Мы не должны были так жить! - страница 64



Продвигались мы вперед крайне медленно. Поезд шел вне всякого расписания, пропуская многочисленные другие составы, идущие то с новым пополнением на запад, то с ранеными на восток. То он еле полз, то наоборот пускался вскачь, то подолгу стоял на какой-нибудь станции, или простаивал много часов на запасных путях. Но, в конце концов, нам-то что, нам нечего спешить в эту Сибирь! Правда, в теплушке у нас душно, тесно, вонь, но зато тепло, никто нас не беспокоит, наши конвоиры добродушны, уже свыклись с нами и кормят нас исправно, три раза в день. Утром и вечером чай, который сами завариваем (некоторые уже успели приобрести жестяные самодельные кружки). Чай кирпичный, прессованные черные таблетки, производят их из отходов чайного листа; он твердый, его нужно крошить ножом, выдают его порциями на человека. И три куска сахара на день.
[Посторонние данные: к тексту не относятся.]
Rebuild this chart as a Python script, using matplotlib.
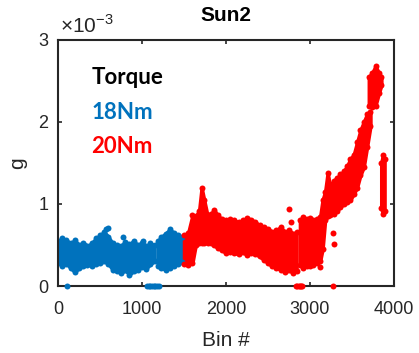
import numpy as np
import matplotlib.pyplot as plt

plt.rcParams['font.family'] = ['Liberation Sans', 'DejaVu Sans']
plt.rcParams['mathtext.fontset'] = 'custom'
plt.rcParams['mathtext.rm'] = 'Liberation Sans'

# values, g in units of 1e-3
# every block: bin number, lower and upper edge of the point cloud
blue_a_bin = [0, 50, 100, 150, 200, 250, 300, 350, 400, 450, 500, 550, 600,
              650, 700, 750, 800, 850, 900, 950, 1000, 1050, 1100, 1150]
blue_a_lo = [0.28, 0.25, 0.27, 0.22, 0.17, 0.22, 0.24, 0.26, 0.25, 0.27, 0.28,
             0.30, 0.27, 0.20, 0.18, 0.16, 0.19, 0.14, 0.18, 0.20, 0.23, 0.21,
             0.27, 0.30]
blue_a_hi = [0.55, 0.58, 0.56, 0.52, 0.56, 0.50, 0.53, 0.49, 0.52, 0.58, 0.62,
             0.66, 0.60, 0.52, 0.50, 0.49, 0.54, 0.51, 0.55, 0.50, 0.53, 0.49,
             0.52, 0.50]

blue_b_bin = [1190, 1230, 1280, 1330, 1380, 1430, 1480]
blue_b_lo = [0.24, 0.22, 0.20, 0.22, 0.25, 0.27, 0.29]
blue_b_hi = [0.55, 0.60, 0.64, 0.69, 0.65, 0.62, 0.60]

blue_out_bin = [575, 600, 775, 1010, 110, 1060, 1080, 1100, 1120, 1140, 1160,
                1180, 1200]
blue_out_g = [0.69, 0.71, 0.60, 0.55, 0, 0, 0, 0, 0, 0, 0, 0, 0]

red_a_bin = [1500, 1550, 1600, 1640, 1680, 1710, 1740, 1780, 1820, 1860, 1900,
             1950, 2000, 2050, 2100, 2150, 2200, 2250, 2300, 2350, 2400, 2450,
             2500, 2550, 2600, 2650, 2700, 2750, 2800, 2840]
red_a_lo = [0.27, 0.26, 0.28, 0.50, 0.52, 0.52, 0.52, 0.53, 0.52, 0.50, 0.46,
            0.44, 0.40, 0.42, 0.40, 0.39, 0.41, 0.38, 0.40, 0.39, 0.36, 0.32,
            0.28, 0.24, 0.22, 0.20, 0.17, 0.19, 0.16, 0.18]
red_a_hi = [0.62, 0.65, 0.86, 0.85, 0.92, 1.20, 1.05, 0.86, 0.88, 0.93, 0.86,
            0.82, 0.80, 0.82, 0.80, 0.78, 0.80, 0.83, 0.81, 0.78, 0.74, 0.72,
            0.70, 0.66, 0.68, 0.72, 0.66, 0.68, 0.64, 0.66]

red_b_bin = [2880, 2920, 2960, 3000, 3040, 3080, 3120, 3150, 3180, 3210, 3240,
             3280, 3320, 3360, 3400, 3440, 3480, 3520, 3560, 3600, 3640, 3680,
             3720]
red_b_lo = [0.26, 0.22, 0.25, 0.24, 0.26, 0.28, 0.30, 0.45, 0.80, 0.85, 0.86,
            0.88, 0.92, 0.96, 1.00, 1.02, 1.05, 1.12, 1.20, 1.35, 1.45, 1.70,
            1.95]
red_b_hi = [0.80, 0.84, 0.82, 0.83, 0.80, 0.82, 0.84, 1.05, 1.15, 1.38, 1.22,
            1.28, 1.32, 1.36, 1.40, 1.46, 1.55, 1.60, 1.75, 1.90, 2.00, 2.10,
            2.12]

red_c_bin = [3700, 3740, 3780, 3820, 3850]
red_c_lo = [2.20, 2.18, 2.20, 2.35, 2.45]
red_c_hi = [2.55, 2.60, 2.68, 2.60, 2.55]

red_d_bin = [3848, 3868, 3888]
red_d_lo = [0.95, 0.88, 0.92]
red_d_hi = [1.50, 1.60, 1.55]

red_out_bin = [2750, 2774, 2950, 3120, 3274, 3286, 2835, 2850, 2865, 2880,
               2895, 2905, 3274]
red_out_g = [0.94, 0.78, 0.27, 0.23, 0.65, 0.51, 0, 0, 0, 0, 0, 0, 0]

blue = '#0072BD'
red = '#FF0000'
dark = '#262626'
ms = 4.3


def cloud(ax, b, lo, hi, c):
    ax.fill_between(b, lo, hi, facecolor=c, edgecolor=c, lw=2.5,
                    joinstyle='round')
    ax.plot(b, lo, 'o', color=c, ms=ms, mec='none')
    ax.plot(b, hi, 'o', color=c, ms=ms, mec='none')


fig = plt.figure(figsize=(4.19, 3.53), dpi=100)
ax = fig.add_axes([0.1384, 0.1898, 0.8019, 0.6969])

cloud(ax, blue_a_bin, blue_a_lo, blue_a_hi, blue)
cloud(ax, blue_b_bin, blue_b_lo, blue_b_hi, blue)
ax.plot(blue_out_bin, blue_out_g, 'o', color=blue, ms=ms, mec='none',
        clip_on=False, zorder=5)

cloud(ax, red_a_bin, red_a_lo, red_a_hi, red)
cloud(ax, red_b_bin, red_b_lo, red_b_hi, red)
cloud(ax, red_c_bin, red_c_lo, red_c_hi, red)
cloud(ax, red_d_bin, red_d_lo, red_d_hi, red)
ax.plot(red_out_bin, red_out_g, 'o', color=red, ms=ms, mec='none',
        clip_on=False, zorder=5)

ax.set_xlim(0, 4000)
ax.set_ylim(0, 3)
ax.set_xticks([0, 1000, 2000, 3000, 4000])
ax.set_yticks([0, 1, 2, 3])
ax.tick_params(direction='in', length=3, width=1.2, colors=dark,
               labelsize=13, top=True, right=True)
ax.tick_params(axis='x', pad=11)
ax.tick_params(axis='y', pad=7)
for s in ax.spines.values():
    s.set_linewidth(1.5)
    s.set_color(dark)

ax.set_xlabel('Bin #', fontsize=15, color=dark, labelpad=9)
ax.set_ylabel('g', fontsize=15, color=dark, labelpad=8)
ax.set_title('Sun2', fontsize=15, fontweight='bold', pad=14)
ax.text(0.005, 1.03, r'$\times10^{-3}$', transform=ax.transAxes,
        fontsize=15, color=dark, va='baseline', ha='left')

leg_font = ['Lato', 'DejaVu Sans']
ax.text(0.10, 0.846, 'Torque', transform=ax.transAxes, fontsize=16,
        fontweight='bold', color='black', va='center', family=leg_font)
ax.text(0.10, 0.707, '18Nm', transform=ax.transAxes, fontsize=16,
        fontweight='bold', color=blue, va='center', family=leg_font)
ax.text(0.10, 0.569, '20Nm', transform=ax.transAxes, fontsize=16,
        fontweight='bold', color=red, va='center', family=leg_font)

fig.savefig('out.png', dpi=100)
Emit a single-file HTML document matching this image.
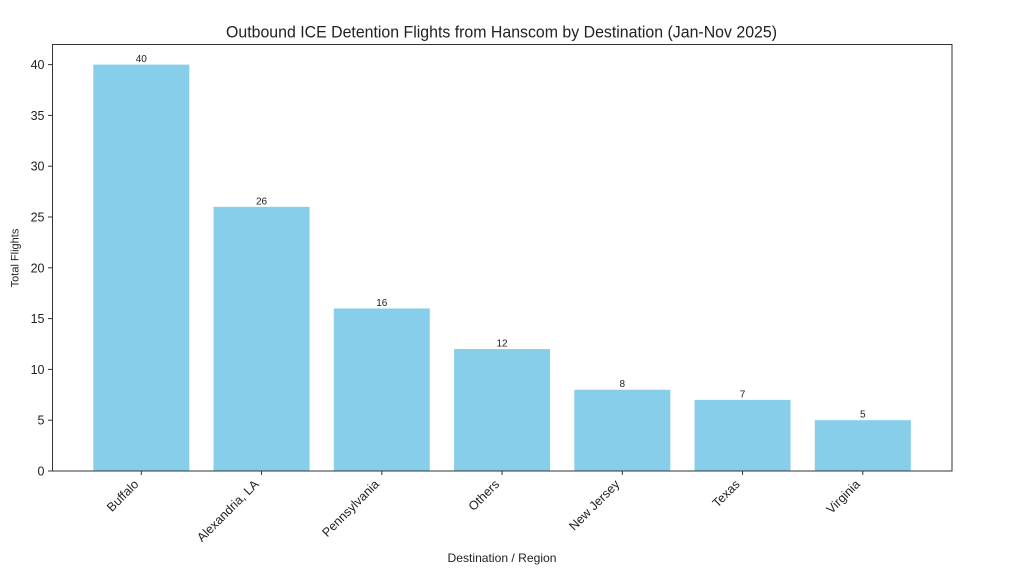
<!DOCTYPE html>
<html>
<head>
<meta charset="utf-8">
<style>
  html, body { margin: 0; padding: 0; background: #ffffff; }
  svg { display: block; }
  text { font-family: "Liberation Sans", "DejaVu Sans", sans-serif; fill: #222222; }
</style>
</head>
<body>
<svg width="1024" height="586" viewBox="0 0 1024 586" xmlns="http://www.w3.org/2000/svg">
  <rect x="0" y="0" width="1024" height="586" fill="#ffffff"/>

  <!-- Title -->
  <text x="501.5" y="37.5" font-size="16.5" text-anchor="middle" textLength="551" lengthAdjust="spacingAndGlyphs">Outbound ICE Detention Flights from Hanscom by Destination (Jan-Nov 2025)</text>

  <!-- Bars -->
  <g fill="#87CEEB">
    <rect x="93.3" y="64.6" width="96" height="406.4"/>
    <rect x="213.55" y="206.84" width="96" height="264.16"/>
    <rect x="333.8" y="308.44" width="96" height="162.56"/>
    <rect x="454.05" y="349.08" width="96" height="121.92"/>
    <rect x="574.3" y="389.72" width="96" height="81.28"/>
    <rect x="694.55" y="399.88" width="96" height="71.12"/>
    <rect x="814.8" y="420.2" width="96" height="50.8"/>
  </g>

  <!-- Value labels -->
  <g font-size="10" text-anchor="middle">
    <text x="141.3" y="62.1">40</text>
    <text x="261.55" y="204.3">26</text>
    <text x="381.8" y="305.9">16</text>
    <text x="502.05" y="346.6">12</text>
    <text x="622.3" y="387.2">8</text>
    <text x="742.55" y="397.4">7</text>
    <text x="862.8" y="417.7">5</text>
  </g>

  <!-- Axes spines -->
  <rect x="52.5" y="44.5" width="899.5" height="426.5" fill="none" stroke="#333333" stroke-width="1"/>

  <!-- Y ticks -->
  <g stroke="#333333" stroke-width="1">
    <line x1="48" y1="471" x2="52.5" y2="471"/>
    <line x1="48" y1="420.2" x2="52.5" y2="420.2"/>
    <line x1="48" y1="369.4" x2="52.5" y2="369.4"/>
    <line x1="48" y1="318.6" x2="52.5" y2="318.6"/>
    <line x1="48" y1="267.8" x2="52.5" y2="267.8"/>
    <line x1="48" y1="217" x2="52.5" y2="217"/>
    <line x1="48" y1="166.2" x2="52.5" y2="166.2"/>
    <line x1="48" y1="115.4" x2="52.5" y2="115.4"/>
    <line x1="48" y1="64.6" x2="52.5" y2="64.6"/>
  </g>
  <g font-size="12.5" text-anchor="end">
    <text x="44.5" y="475.5">0</text>
    <text x="44.5" y="424.7">5</text>
    <text x="44.5" y="373.9">10</text>
    <text x="44.5" y="323.1">15</text>
    <text x="44.5" y="272.3">20</text>
    <text x="44.5" y="221.5">25</text>
    <text x="44.5" y="170.7">30</text>
    <text x="44.5" y="119.9">35</text>
    <text x="44.5" y="69.1">40</text>
  </g>

  <!-- X ticks -->
  <g stroke="#333333" stroke-width="1">
    <line x1="141.3" y1="471" x2="141.3" y2="475"/>
    <line x1="261.55" y1="471" x2="261.55" y2="475"/>
    <line x1="381.8" y1="471" x2="381.8" y2="475"/>
    <line x1="502.05" y1="471" x2="502.05" y2="475"/>
    <line x1="622.3" y1="471" x2="622.3" y2="475"/>
    <line x1="742.55" y1="471" x2="742.55" y2="475"/>
    <line x1="862.8" y1="471" x2="862.8" y2="475"/>
  </g>
  <g font-size="12.5" text-anchor="end">
    <text x="139.3" y="485" transform="rotate(-45 139.3 485)">Buffalo</text>
    <text x="259.55" y="485" transform="rotate(-45 259.55 485)">Alexandria, LA</text>
    <text x="379.8" y="485" transform="rotate(-45 379.8 485)">Pennsylvania</text>
    <text x="500.05" y="485" transform="rotate(-45 500.05 485)">Others</text>
    <text x="620.3" y="485" transform="rotate(-45 620.3 485)">New Jersey</text>
    <text x="740.55" y="485" transform="rotate(-45 740.55 485)">Texas</text>
    <text x="860.8" y="485" transform="rotate(-45 860.8 485)">Virginia</text>
  </g>

  <!-- Axis labels -->
  <text x="502" y="562" font-size="12" text-anchor="middle" textLength="109" lengthAdjust="spacingAndGlyphs">Destination / Region</text>
  <text x="18.5" y="258" font-size="11" text-anchor="middle" transform="rotate(-90 18.5 258)">Total Flights</text>
</svg>
</body>
</html>
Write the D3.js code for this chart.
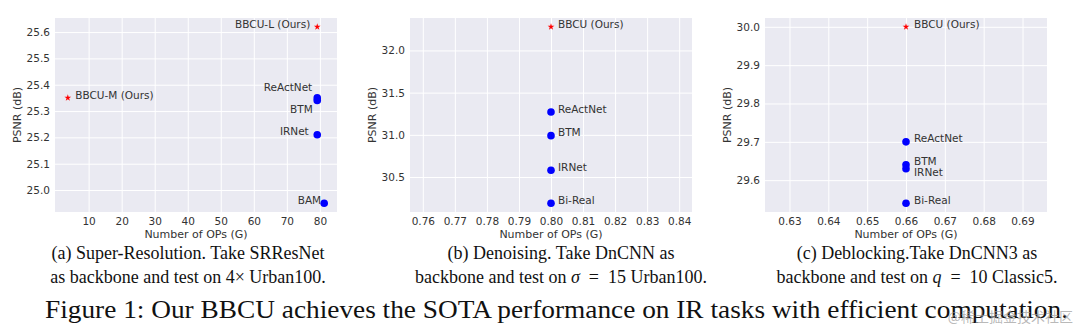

В обед либо щи, либо суп, из мелкой рыбки, хамсы, и каша гречневая или просяная, с ложкой-другой топленого масла – всего этого полная лохань на 10 человек. И, конечно, фунтовая буханка черного хлеба. А два раза в неделю даже мясо – небольшой его кусочек нанизан на деревянную щепку – это каждому такая порция. Одним словом, жить можно.

Пока мы так ехали, наступила настоящая русская зима, снег шел все чаще и гуще, и наконец покрыл весь пейзаж вокруг. Из нашей теплушки мы то и дело видели сани. Запомнил я такую станцию, с нерусским, татарским или еще каким-то названием Инза.

Однако до внушающей страх Сибири я на сей раз так и не доехал. Из теплушки меня выгрузили уже в Самаре, нынешнем Куйбышеве. Дело в том, что снова начала гноиться рана в животе, колющие боли в спине усилились, я ослабел настолько, что не мог двигаться, встать и дойти до ведра.

И вот я в военном лазарете, где раненые русские и военнопленные вперемешку. За все время, которое я там пролежал, примерно недель шесть, только раза три или четыре сделали мне перевязку с каким-то антисептическим веществом, а в остальном не обращали на меня ни малейшего внимания. Нужно, однако, быть справедливым, «забота» медицинского персонала – врачей, фельдшеров и сестер милосердия – была в этом лазарете одинакова как по отношению к русским солдатам, так и к австрийским и германским. В общем же, каковы там были «порядки», видно из того, что в одной и той же палате лежали заразные больные вместе с незаразными. Так, через одну койку от меня лежал русский солдат, болевший рожей. Я находился на втором этаже и первое время не мог спускаться вниз, где происходила раздача пищи. Не окажись среди нас добросердечных товарищей, то такие как я были бы обречены на голодную смерть.

Чем же занималось тогда врачебное начальство этого лазарета? Устраивало оргии, пьянствовало, развратничало. Оказывается, этот лазарет находился под патронажем одной из особ царствующей семьи. В нем собрались разные протеже – уклоняющиеся от фронта врачи и «сестрички», а также офицеры – «пациенты». Все они сплошь принадлежали к аристократии и прочей знати. Вот эти «патриоты» так и коротали время здесь. И это в то время, когда на фронте от Балтийского до Черного моря ежедневно сотни и тысячи русских солдат проливали свою кровь за таких вот господ.

Как уже повсюду во время войны заведено, в лазарете периодически появлялась комиссия, которая выписывала выздоровевших (или якобы выздоровевших) русских солдат в свои части, откуда их вскоре снова направляли на фронт, а нас, военнопленных, в лагеря. Мне доставляло удовольствие наблюдать, как в лазарете готовились к приходу этой комиссии, точь-в-точь как в «Ревизоре», – эту постановку я видел у нас в Праге – и я с каким-то внутренним удовлетворением отметил, что эта русская комиссия, которую возглавлял какой-то генерал, ведет себя также, как вела себя австрийская – не прошла, а пролетела через нашу палату, выписав не меньше, чем три ее четверти, в здоровые, в том числе и меня.